Well, that's a bit of a long post, so I'll break up the rest of my ramblings for the next post. If you see any part of this post that you're curious about, I'd be more than happy to ramble about it for you. The next post will be dreams that felt like they happened before today, but you can never be too sure with these things, now can you? :)

Introduction to my blog

This blog is intended to be a sort of "dream journal". I used to keep one a long time ago, when I was much younger. My dreams are not amazing, nor very intriguing. They do not tell great stories, and they very rarely feature hawt secks. Most of them consist of fragments of imagery. They are, however, often more interesting to me than my real life. They also give me a chance to examine my emotional state, which I do not often get a chance to reflect upon consciously. Given time (and consistency, which is what I'm hoping the blog will motivate), I know that they will grow longer and more memorable... probably no more interesting, but at least having more content.

You can get a broad picture of the kind of guy I am by my profile. Hopefully, it's quite anonymous. :) I'll try to explain imagery that makes sense to me, but probably won't make sense to you.
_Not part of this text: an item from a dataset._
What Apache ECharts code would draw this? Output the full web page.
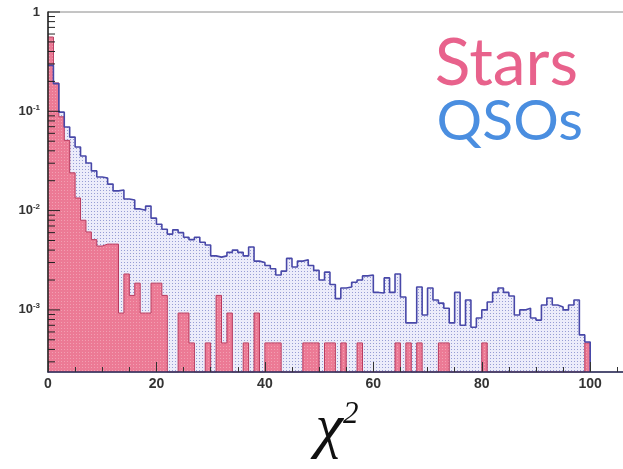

I think it is healthy to take an interest in your dreams. It is always healthy to take a step back from your conscious reality and think about the bigger picture... or just let your subconscious do that for you. I'll admit it. I can sometimes be lazy. :P

Well, I hope someone actually reads this and gains something from it. Even if they don't, at least I'll have a dream journal again, and I'm sure as hell not doing this for YOUR benefit. If you happen to enjoy my crazy brain, feel free to let me know. If not, fuck off and go read someone else's blog on boring reality. Truthfully, I'd rather read boring fantasy than boring reality.